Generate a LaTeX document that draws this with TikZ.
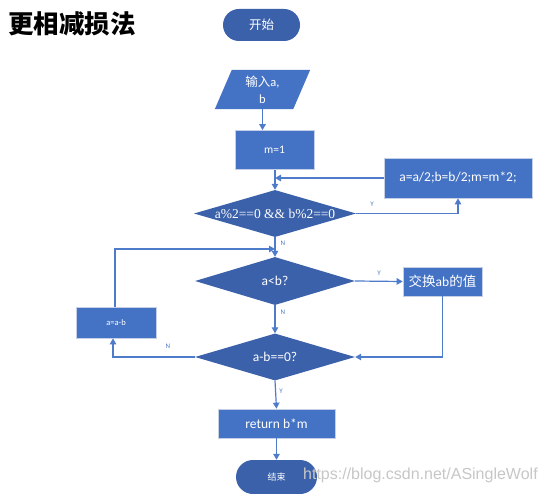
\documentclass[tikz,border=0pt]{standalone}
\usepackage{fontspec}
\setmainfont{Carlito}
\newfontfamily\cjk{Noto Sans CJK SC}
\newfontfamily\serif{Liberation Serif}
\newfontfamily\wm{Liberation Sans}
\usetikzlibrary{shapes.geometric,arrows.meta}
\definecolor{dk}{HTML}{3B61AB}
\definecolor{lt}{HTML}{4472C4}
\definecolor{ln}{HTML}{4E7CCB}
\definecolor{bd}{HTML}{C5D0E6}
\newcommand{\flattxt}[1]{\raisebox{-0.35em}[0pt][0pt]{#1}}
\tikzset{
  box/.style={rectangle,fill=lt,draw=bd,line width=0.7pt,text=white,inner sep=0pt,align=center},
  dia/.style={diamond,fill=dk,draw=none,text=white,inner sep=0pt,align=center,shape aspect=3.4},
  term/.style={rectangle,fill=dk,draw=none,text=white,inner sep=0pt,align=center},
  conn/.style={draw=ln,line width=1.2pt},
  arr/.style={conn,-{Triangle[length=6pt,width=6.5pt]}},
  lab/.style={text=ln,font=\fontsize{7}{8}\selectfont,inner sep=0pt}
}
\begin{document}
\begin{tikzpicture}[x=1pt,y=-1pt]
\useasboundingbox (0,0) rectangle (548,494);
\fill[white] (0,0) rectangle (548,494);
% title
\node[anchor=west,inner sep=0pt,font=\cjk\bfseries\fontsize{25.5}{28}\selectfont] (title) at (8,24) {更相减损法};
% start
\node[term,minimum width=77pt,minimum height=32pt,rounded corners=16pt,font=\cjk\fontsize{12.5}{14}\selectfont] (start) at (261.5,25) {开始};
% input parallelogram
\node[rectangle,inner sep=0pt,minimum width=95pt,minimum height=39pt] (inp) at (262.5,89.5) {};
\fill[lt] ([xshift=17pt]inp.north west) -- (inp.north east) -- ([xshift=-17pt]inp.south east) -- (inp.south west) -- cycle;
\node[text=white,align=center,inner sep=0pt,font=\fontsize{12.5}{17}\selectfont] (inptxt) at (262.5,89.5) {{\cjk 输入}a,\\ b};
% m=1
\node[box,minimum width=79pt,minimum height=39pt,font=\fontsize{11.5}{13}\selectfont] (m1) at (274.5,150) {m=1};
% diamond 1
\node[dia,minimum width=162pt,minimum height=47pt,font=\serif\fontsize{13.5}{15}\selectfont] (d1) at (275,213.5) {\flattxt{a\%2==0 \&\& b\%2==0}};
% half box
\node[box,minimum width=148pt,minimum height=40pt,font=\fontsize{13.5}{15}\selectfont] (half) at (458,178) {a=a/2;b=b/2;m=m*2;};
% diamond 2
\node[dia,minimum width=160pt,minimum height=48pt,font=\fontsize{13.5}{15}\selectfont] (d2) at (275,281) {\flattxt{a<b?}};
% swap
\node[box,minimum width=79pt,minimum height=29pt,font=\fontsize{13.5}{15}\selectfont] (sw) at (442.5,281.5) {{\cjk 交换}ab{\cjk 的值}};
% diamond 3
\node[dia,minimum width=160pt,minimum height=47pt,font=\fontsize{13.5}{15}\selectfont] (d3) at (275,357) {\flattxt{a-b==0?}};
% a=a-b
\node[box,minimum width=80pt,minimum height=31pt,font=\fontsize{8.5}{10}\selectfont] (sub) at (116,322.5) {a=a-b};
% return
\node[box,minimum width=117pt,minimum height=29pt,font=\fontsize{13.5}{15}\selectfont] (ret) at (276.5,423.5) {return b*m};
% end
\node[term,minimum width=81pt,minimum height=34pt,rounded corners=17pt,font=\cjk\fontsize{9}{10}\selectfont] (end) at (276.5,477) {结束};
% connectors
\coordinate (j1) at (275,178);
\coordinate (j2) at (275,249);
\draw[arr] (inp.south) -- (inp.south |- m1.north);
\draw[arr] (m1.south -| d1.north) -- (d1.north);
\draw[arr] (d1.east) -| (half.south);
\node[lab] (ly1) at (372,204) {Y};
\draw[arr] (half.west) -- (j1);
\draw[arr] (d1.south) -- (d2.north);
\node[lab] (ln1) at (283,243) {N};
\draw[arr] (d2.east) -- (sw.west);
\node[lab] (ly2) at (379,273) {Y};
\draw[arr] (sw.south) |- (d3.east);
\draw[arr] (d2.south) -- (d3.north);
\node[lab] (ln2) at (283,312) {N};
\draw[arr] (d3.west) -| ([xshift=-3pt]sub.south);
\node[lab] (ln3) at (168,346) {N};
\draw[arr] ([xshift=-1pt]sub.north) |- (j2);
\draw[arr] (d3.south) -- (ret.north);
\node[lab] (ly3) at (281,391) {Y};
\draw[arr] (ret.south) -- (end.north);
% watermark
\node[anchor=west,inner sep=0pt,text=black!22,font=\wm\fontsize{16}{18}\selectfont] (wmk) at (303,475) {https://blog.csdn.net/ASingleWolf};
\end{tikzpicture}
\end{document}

---*---

- **YOUR GOAL**:
Exclude the images and reproduce the remaining data exactly.

- **OUTPUT FOR THIS EXERCISE**:
Generate a LaTeX document that draws this with TikZ.
\documentclass[tikz,border=0pt]{standalone}
\usepackage{fontspec}
\setmainfont{Carlito}
\newfontfamily\cjk{Noto Sans CJK SC}
\newfontfamily\serif{Liberation Serif}
\newfontfamily\wm{Liberation Sans}
\usetikzlibrary{shapes.geometric,arrows.meta}
\definecolor{dk}{HTML}{3B61AB}
\definecolor{lt}{HTML}{4472C4}
\definecolor{ln}{HTML}{4E7CCB}
\definecolor{bd}{HTML}{C5D0E6}
\newcommand{\flattxt}[1]{\raisebox{-0.35em}[0pt][0pt]{#1}}
\tikzset{
  box/.style={rectangle,fill=lt,draw=bd,line width=0.7pt,text=white,inner sep=0pt,align=center},
  dia/.style={diamond,fill=dk,draw=none,text=white,inner sep=0pt,align=center,shape aspect=3.4},
  term/.style={rectangle,fill=dk,draw=none,text=white,inner sep=0pt,align=center},
  conn/.style={draw=ln,line width=1.2pt},
  arr/.style={conn,-{Triangle[length=6pt,width=6.5pt]}},
  lab/.style={text=ln,font=\fontsize{7}{8}\selectfont,inner sep=0pt}
}
\begin{document}
\begin{tikzpicture}[x=1pt,y=-1pt]
\useasboundingbox (0,0) rectangle (548,494);
\fill[white] (0,0) rectangle (548,494);
% title
\node[anchor=west,inner sep=0pt,font=\cjk\bfseries\fontsize{25.5}{28}\selectfont] (title) at (8,24) {更相减损法};
% start
\node[term,minimum width=77pt,minimum height=32pt,rounded corners=16pt,font=\cjk\fontsize{12.5}{14}\selectfont] (start) at (261.5,25) {开始};
% input parallelogram
\node[rectangle,inner sep=0pt,minimum width=95pt,minimum height=39pt] (inp) at (262.5,89.5) {};
\fill[lt] ([xshift=17pt]inp.north west) -- (inp.north east) -- ([xshift=-17pt]inp.south east) -- (inp.south west) -- cycle;
\node[text=white,align=center,inner sep=0pt,font=\fontsize{12.5}{17}\selectfont] (inptxt) at (262.5,89.5) {{\cjk 输入}a,\\ b};
% m=1
\node[box,minimum width=79pt,minimum height=39pt,font=\fontsize{11.5}{13}\selectfont] (m1) at (274.5,150) {m=1};
% diamond 1
\node[dia,minimum width=162pt,minimum height=47pt,font=\serif\fontsize{13.5}{15}\selectfont] (d1) at (275,213.5) {\flattxt{a\%2==0 \&\& b\%2==0}};
% half box
\node[box,minimum width=148pt,minimum height=40pt,font=\fontsize{13.5}{15}\selectfont] (half) at (458,178) {a=a/2;b=b/2;m=m*2;};
% diamond 2
\node[dia,minimum width=160pt,minimum height=48pt,font=\fontsize{13.5}{15}\selectfont] (d2) at (275,281) {\flattxt{a<b?}};
% swap
\node[box,minimum width=79pt,minimum height=29pt,font=\fontsize{13.5}{15}\selectfont] (sw) at (442.5,281.5) {{\cjk 交换}ab{\cjk 的值}};
% diamond 3
\node[dia,minimum width=160pt,minimum height=47pt,font=\fontsize{13.5}{15}\selectfont] (d3) at (275,357) {\flattxt{a-b==0?}};
% a=a-b
\node[box,minimum width=80pt,minimum height=31pt,font=\fontsize{8.5}{10}\selectfont] (sub) at (116,322.5) {a=a-b};
% return
\node[box,minimum width=117pt,minimum height=29pt,font=\fontsize{13.5}{15}\selectfont] (ret) at (276.5,423.5) {return b*m};
% end
\node[term,minimum width=81pt,minimum height=34pt,rounded corners=17pt,font=\cjk\fontsize{9}{10}\selectfont] (end) at (276.5,477) {结束};
% connectors
\coordinate (j1) at (275,178);
\coordinate (j2) at (275,249);
\draw[arr] (inp.south) -- (inp.south |- m1.north);
\draw[arr] (m1.south -| d1.north) -- (d1.north);
\draw[arr] (d1.east) -| (half.south);
\node[lab] (ly1) at (372,204) {Y};
\draw[arr] (half.west) -- (j1);
\draw[arr] (d1.south) -- (d2.north);
\node[lab] (ln1) at (283,243) {N};
\draw[arr] (d2.east) -- (sw.west);
\node[lab] (ly2) at (379,273) {Y};
\draw[arr] (sw.south) |- (d3.east);
\draw[arr] (d2.south) -- (d3.north);
\node[lab] (ln2) at (283,312) {N};
\draw[arr] (d3.west) -| ([xshift=-3pt]sub.south);
\node[lab] (ln3) at (168,346) {N};
\draw[arr] ([xshift=-1pt]sub.north) |- (j2);
\draw[arr] (d3.south) -- (ret.north);
\node[lab] (ly3) at (281,391) {Y};
\draw[arr] (ret.south) -- (end.north);
% watermark
\node[anchor=west,inner sep=0pt,text=black!22,font=\wm\fontsize{16}{18}\selectfont] (wmk) at (303,475) {https://blog.csdn.net/ASingleWolf};
\end{tikzpicture}
\end{document}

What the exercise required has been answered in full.